◆ **Set exercise**
Repeat exactly what appears from the opening line of the listing to the line with "import pandas as pd", inclusive.

◆ **Dataset extract**
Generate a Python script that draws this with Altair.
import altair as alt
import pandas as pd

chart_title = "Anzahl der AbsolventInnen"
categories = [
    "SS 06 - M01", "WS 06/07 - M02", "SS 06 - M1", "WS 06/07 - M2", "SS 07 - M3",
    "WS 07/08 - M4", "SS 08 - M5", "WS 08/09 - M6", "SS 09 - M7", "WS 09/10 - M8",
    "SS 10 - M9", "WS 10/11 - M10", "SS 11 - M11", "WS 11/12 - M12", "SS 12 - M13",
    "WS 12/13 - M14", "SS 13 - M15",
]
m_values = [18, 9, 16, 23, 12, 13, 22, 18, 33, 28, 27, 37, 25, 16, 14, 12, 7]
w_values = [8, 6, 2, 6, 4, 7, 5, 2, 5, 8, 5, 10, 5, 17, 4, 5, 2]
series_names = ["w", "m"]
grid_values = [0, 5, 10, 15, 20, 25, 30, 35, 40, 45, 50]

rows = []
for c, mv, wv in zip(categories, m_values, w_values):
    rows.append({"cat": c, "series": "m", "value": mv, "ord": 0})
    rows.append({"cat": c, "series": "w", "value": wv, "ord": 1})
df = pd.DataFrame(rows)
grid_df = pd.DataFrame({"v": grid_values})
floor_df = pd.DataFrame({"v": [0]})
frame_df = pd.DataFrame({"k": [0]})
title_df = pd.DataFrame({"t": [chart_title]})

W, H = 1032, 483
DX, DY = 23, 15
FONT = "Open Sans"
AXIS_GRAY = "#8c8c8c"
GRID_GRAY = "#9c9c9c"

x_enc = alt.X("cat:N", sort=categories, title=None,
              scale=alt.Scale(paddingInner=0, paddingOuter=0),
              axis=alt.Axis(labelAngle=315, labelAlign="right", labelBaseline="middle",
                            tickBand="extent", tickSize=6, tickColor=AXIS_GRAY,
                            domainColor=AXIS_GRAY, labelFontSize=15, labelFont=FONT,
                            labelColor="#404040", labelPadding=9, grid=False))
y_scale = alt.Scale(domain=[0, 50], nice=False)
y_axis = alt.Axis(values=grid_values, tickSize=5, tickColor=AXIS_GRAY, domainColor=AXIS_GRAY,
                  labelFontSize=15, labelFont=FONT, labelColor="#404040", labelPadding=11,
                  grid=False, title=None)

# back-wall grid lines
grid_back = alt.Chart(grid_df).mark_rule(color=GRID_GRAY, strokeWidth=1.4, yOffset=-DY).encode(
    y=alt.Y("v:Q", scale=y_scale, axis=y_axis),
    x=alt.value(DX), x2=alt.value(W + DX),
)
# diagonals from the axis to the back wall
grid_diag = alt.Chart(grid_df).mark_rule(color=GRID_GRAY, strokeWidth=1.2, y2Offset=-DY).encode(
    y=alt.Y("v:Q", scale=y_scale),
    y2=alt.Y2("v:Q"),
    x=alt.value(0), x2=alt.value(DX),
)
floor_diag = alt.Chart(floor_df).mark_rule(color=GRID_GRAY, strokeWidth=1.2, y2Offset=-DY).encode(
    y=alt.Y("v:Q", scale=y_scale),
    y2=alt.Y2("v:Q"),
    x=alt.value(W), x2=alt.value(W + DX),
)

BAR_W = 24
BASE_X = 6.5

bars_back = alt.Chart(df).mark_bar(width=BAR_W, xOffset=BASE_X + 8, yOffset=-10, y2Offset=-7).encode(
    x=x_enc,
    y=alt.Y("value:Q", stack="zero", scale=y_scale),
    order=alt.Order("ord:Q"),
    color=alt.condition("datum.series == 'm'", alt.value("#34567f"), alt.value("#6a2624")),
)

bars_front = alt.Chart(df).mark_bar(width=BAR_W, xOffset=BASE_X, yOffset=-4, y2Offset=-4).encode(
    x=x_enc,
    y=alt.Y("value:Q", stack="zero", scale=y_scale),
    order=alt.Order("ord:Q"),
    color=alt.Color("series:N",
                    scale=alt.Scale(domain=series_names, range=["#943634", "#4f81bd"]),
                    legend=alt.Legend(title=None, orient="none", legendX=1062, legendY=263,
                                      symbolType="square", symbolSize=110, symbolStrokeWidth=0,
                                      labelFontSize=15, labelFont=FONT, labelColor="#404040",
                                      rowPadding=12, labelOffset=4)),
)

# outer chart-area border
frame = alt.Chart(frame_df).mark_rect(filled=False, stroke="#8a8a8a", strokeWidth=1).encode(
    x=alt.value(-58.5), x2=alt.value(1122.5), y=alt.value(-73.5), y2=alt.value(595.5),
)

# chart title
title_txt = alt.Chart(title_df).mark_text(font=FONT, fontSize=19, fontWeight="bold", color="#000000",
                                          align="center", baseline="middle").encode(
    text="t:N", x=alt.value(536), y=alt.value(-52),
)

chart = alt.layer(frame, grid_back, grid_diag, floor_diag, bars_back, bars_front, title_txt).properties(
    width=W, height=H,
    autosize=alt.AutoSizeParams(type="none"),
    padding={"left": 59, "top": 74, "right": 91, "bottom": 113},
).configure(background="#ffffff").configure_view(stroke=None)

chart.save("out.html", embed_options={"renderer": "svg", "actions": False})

◆ **Output of the exercise**
Generate a Python script that draws this with Altair.
import altair as alt
import pandas as pd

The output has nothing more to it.